Building a CEFR-Labeled Core Vocabulary and Developing a Lexical Resource for Slovenian as a Second and Foreign Language


  • Matej Klemen Author
  • Špela Arhar Holdt Author
  • Iztok Kosem Author
  • Eva Pori Author
  • Polona Gantar Author
  • Mihaela Knez Author


Lexicography and CEFR, Slovenian, second and foreign language, textbook corpus, core vocabulary


This article introduces two newly available datasets: the KUUS 1.0 corpus and the list Core Vocabulary for Slovenian as L2 1.0. The KUUS 1.0 corpus consists of seventeen textbooks published by the Center for Slovene as a Second and Foreign Language at the University of Ljubljana, and it contains a total of 520,796 words accompanied by various linguistic tags and metadata.
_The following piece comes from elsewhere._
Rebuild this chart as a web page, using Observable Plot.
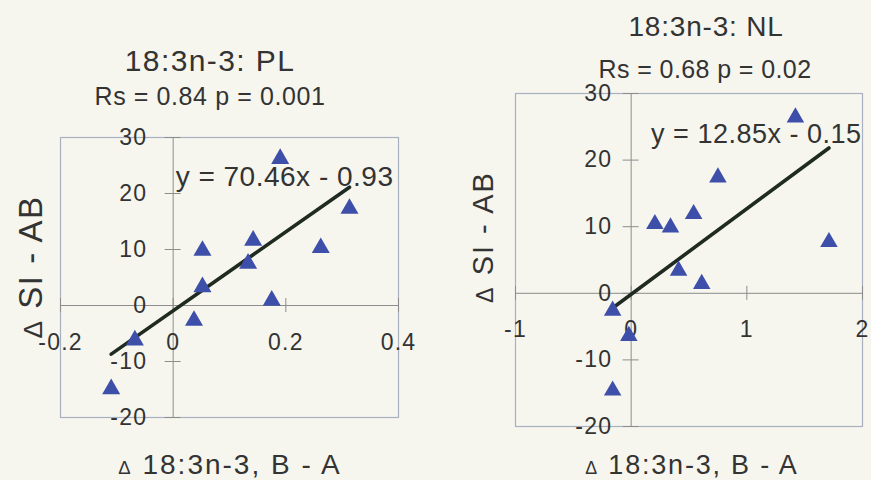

Using the KUUS 1.0 corpus, we compiled the list Core Vocabulary for Slovenian as L2 1.0. The list includes 350 words labeled as A1-core, 864 words as A1-larger, 1,451 words as A2, and 2,608 words as B1. The A1 vocabulary was used as pilot data for a project focused on developing a lexical description for learning Slovenian as a second and foreign language. Our methodology involved combining the data from the new datasets with existing, openly available lexical information on modern Slovenian, with the aim of achieving didactic adaptation and maximal reusability of the results.